On the same day, President Barack Obama wrapped up a sleep-deprived two-day, eight-state jaunt by pressing supporters to exploit early voting in swing states as a bulwark against the possibility of a surge by Romney, traveling to Illinois to cast his own ballot 12 days before Election Day.

It was a day of deeply contrasting messages that hinted at the moods and strategies inside both campaigns: Romney sought to keep projecting the air of a winner, focused on an ambitious agenda of reform, while Obama emphasized the gritty mechanics of shoring up his electoral turnout.

Romney, who has narrowed the president’s lead in some state and national polls, started a three-city bus tour here by borrowing a message of change long identified with Obama’s 2008 campaign. The Republican candidate promised to “tackle the problems politicians have spoken about for years but haven’t been willing to deal with.”

“It’s time for a big change, and Paul Ryan and I represent a big change for America,” Romney said after rolling into an afternoon rally here on his bus with flashing red-and-blue lights in the window.

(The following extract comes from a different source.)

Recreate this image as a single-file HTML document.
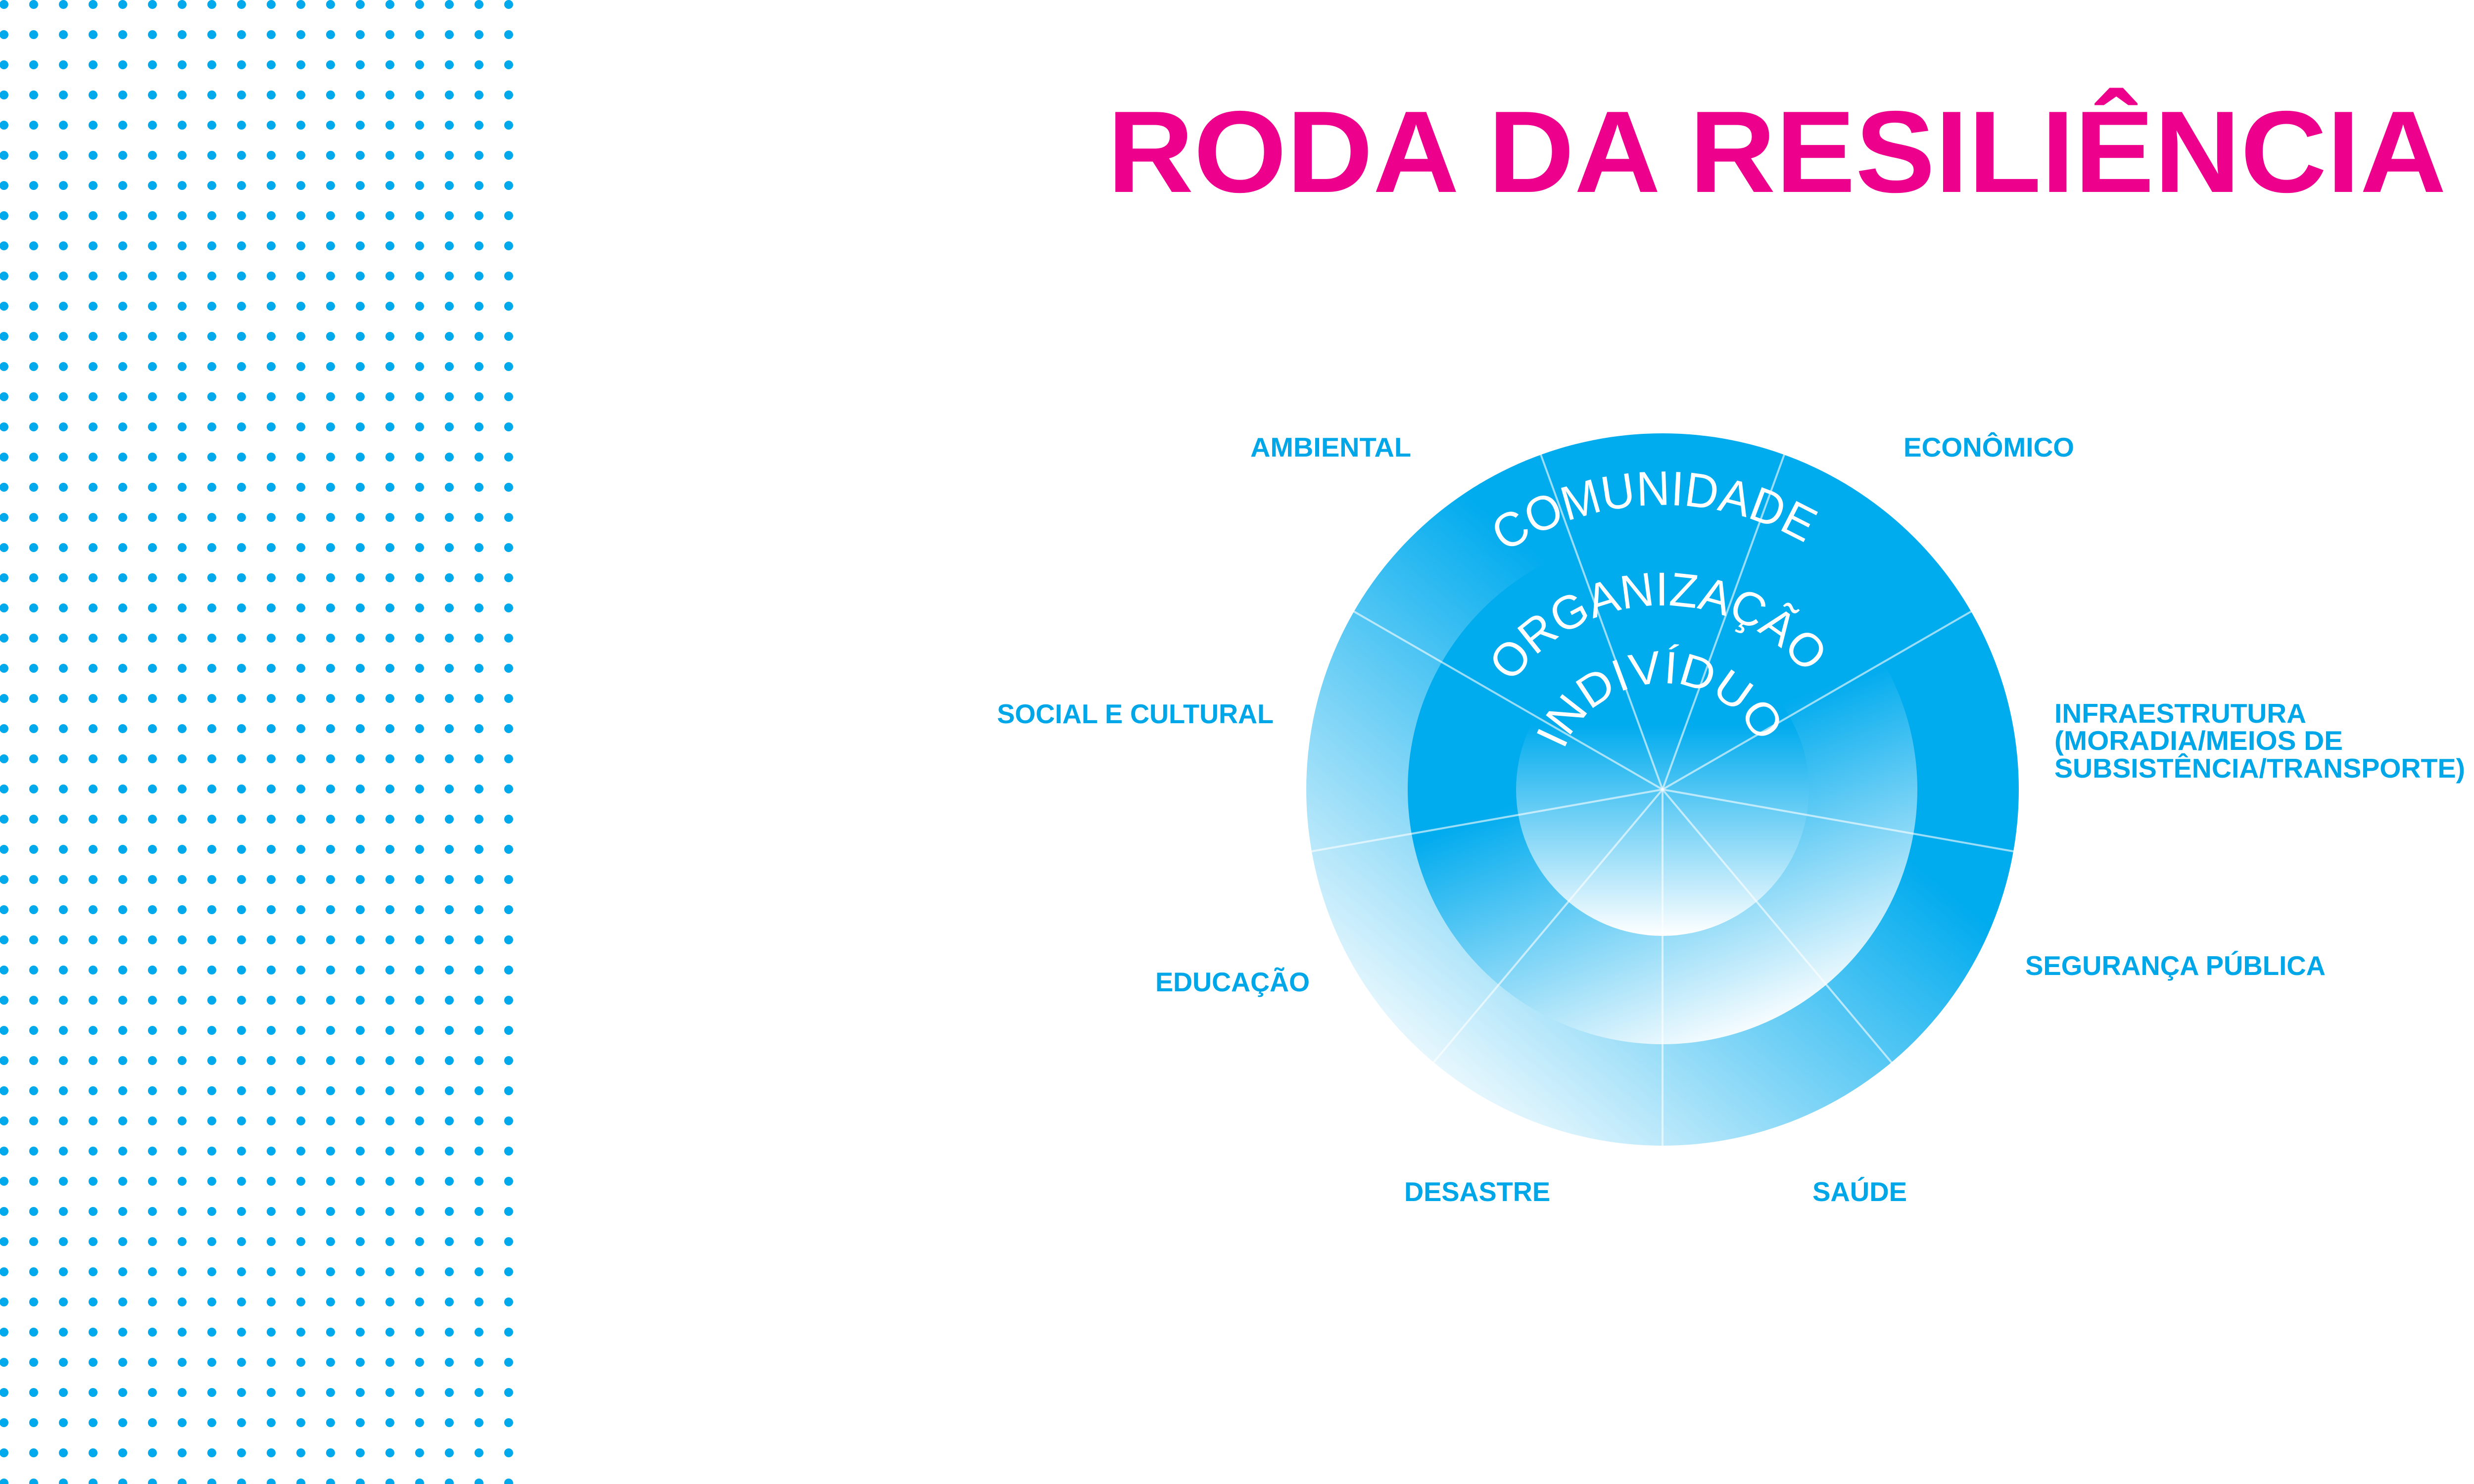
<!DOCTYPE html>
<html><head><meta charset="utf-8"><style>
html,body{margin:0;padding:0;background:#fff;}
svg{display:block;}
</style></head><body>
<svg width="5334" height="3000" viewBox="0 0 5334 3000" xmlns="http://www.w3.org/2000/svg">
<defs>
<pattern id="dots" x="-22" y="-21" width="60" height="61" patternUnits="userSpaceOnUse">
<circle cx="30" cy="30" r="9" fill="#00a9ec"/>
</pattern>
<linearGradient id="gOut" x1="0.85" y1="0.1" x2="0.15" y2="0.95">
<stop offset="0.35" stop-color="#00abee"/>
<stop offset="1" stop-color="#ffffff"/>
</linearGradient>
<linearGradient id="gMid" x1="0.35" y1="0.2" x2="0.65" y2="1">
<stop offset="0.3" stop-color="#00abee"/>
<stop offset="1" stop-color="#ffffff"/>
</linearGradient>
<linearGradient id="gIn" x1="0.5" y1="0.15" x2="0.5" y2="1">
<stop offset="0.15" stop-color="#00abee"/>
<stop offset="1" stop-color="#ffffff"/>
</linearGradient>
<path id="arc1" d="M 2785 1596 A 575 575 0 0 1 3935 1596"/>
<path id="arc2" d="M 2988 1596 A 372 372 0 0 1 3732 1596"/>
<path id="arc3" d="M 3145 1596 A 215 215 0 0 1 3575 1596"/>
</defs>
<rect x="0" y="0" width="1045" height="3010" fill="url(#dots)"/>

<text x="2238" y="388" font-family="Liberation Sans, sans-serif" font-weight="bold" font-size="235" fill="#ec008c" textLength="2706" lengthAdjust="spacingAndGlyphs">RODA DA RESILIÊNCIA</text>

<circle cx="3360" cy="1596" r="720" fill="url(#gOut)"/>
<circle cx="3360" cy="1596" r="515" fill="url(#gMid)"/>
<circle cx="3360" cy="1596" r="296" fill="url(#gIn)"/>

<g stroke="#ffffff" stroke-opacity="0.6" stroke-width="4">
<line x1="3360" y1="1596" x2="3114" y2="919"/>
<line x1="3360" y1="1596" x2="3606" y2="919"/>
<line x1="3360" y1="1596" x2="3984" y2="1236"/>
<line x1="3360" y1="1596" x2="4069" y2="1721"/>
<line x1="3360" y1="1596" x2="3823" y2="2148"/>
<line x1="3360" y1="1596" x2="3360" y2="2316"/>
<line x1="3360" y1="1596" x2="2897" y2="2148"/>
<line x1="3360" y1="1596" x2="2651" y2="1721"/>
<line x1="3360" y1="1596" x2="2736" y2="1236"/>
</g>

<g font-family="Liberation Sans, sans-serif" fill="#ffffff" text-anchor="middle">
<text font-size="98"><textPath href="#arc1" startOffset="49%" textLength="640" lengthAdjust="spacingAndGlyphs">COMUNIDADE</textPath></text>
<text font-size="96"><textPath href="#arc2" startOffset="49%" textLength="690" lengthAdjust="spacingAndGlyphs">ORGANIZAÇÃO</textPath></text>
<text font-size="92"><textPath href="#arc3" startOffset="49%" textLength="500" lengthAdjust="spacingAndGlyphs">INDIVÍDUO</textPath></text>
</g>

<g font-family="Liberation Sans, sans-serif" font-weight="bold" font-size="55" fill="#00a7e8" lengthAdjust="spacingAndGlyphs">
<text x="2527" y="923" textLength="325" lengthAdjust="spacingAndGlyphs">AMBIENTAL</text>
<text x="3847" y="923" textLength="345" lengthAdjust="spacingAndGlyphs">ECONÔMICO</text>
<text x="2015" y="1462" textLength="559" lengthAdjust="spacingAndGlyphs">SOCIAL E CULTURAL</text>
<text x="4152" y="1461" textLength="509" lengthAdjust="spacingAndGlyphs">INFRAESTRUTURA</text>
<text x="4152" y="1516" textLength="583" lengthAdjust="spacingAndGlyphs">(MORADIA/MEIOS DE</text>
<text x="4152" y="1572" textLength="830" lengthAdjust="spacingAndGlyphs">SUBSISTÊNCIA/TRANSPORTE)</text>
<text x="4093" y="1971" textLength="607" lengthAdjust="spacingAndGlyphs">SEGURANÇA PÚBLICA</text>
<text x="2335" y="2004" textLength="312" lengthAdjust="spacingAndGlyphs">EDUCAÇÃO</text>
<text x="2838" y="2428" textLength="295" lengthAdjust="spacingAndGlyphs">DESASTRE</text>
<text x="3663" y="2428" textLength="191" lengthAdjust="spacingAndGlyphs">SAÚDE</text>
</g>
</svg>
</body></html>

For Obama, reclaiming the change mantle as an incumbent has been one of his singular challenges. It is hard to run against Washington while traveling with an armed entourage and a big blue and white government plane. So the president has alternated between blaming Republicans in Congress for blocking change and arguing that the change Romney represents is actually more of the same policies from the Bush era. At an Obama rally in Richmond, Va., on Thursday, Sen. Mark R. Warner, a Democrat, summarized the argument in pithy form.

“In 2008, we changed the guard,” he told a crowd of 15,000 who turned out to see the president. “In 2012, we guard the change.”

Obama made the case, as he does most days, that change has been slower than anyone might wish but that it is under way.

“Unemployment is falling,” he said at a morning rally in Tampa, Fla. “Manufacturing is coming back. Our assembly lines are humming again.”

“We’ve got a long way to go, but, Florida, we’ve come too far to turn back now,” he continued. “We can’t afford to go back to the same policies that got us into the mess. We’ve got to stick with the policies that are getting us out of the mess.”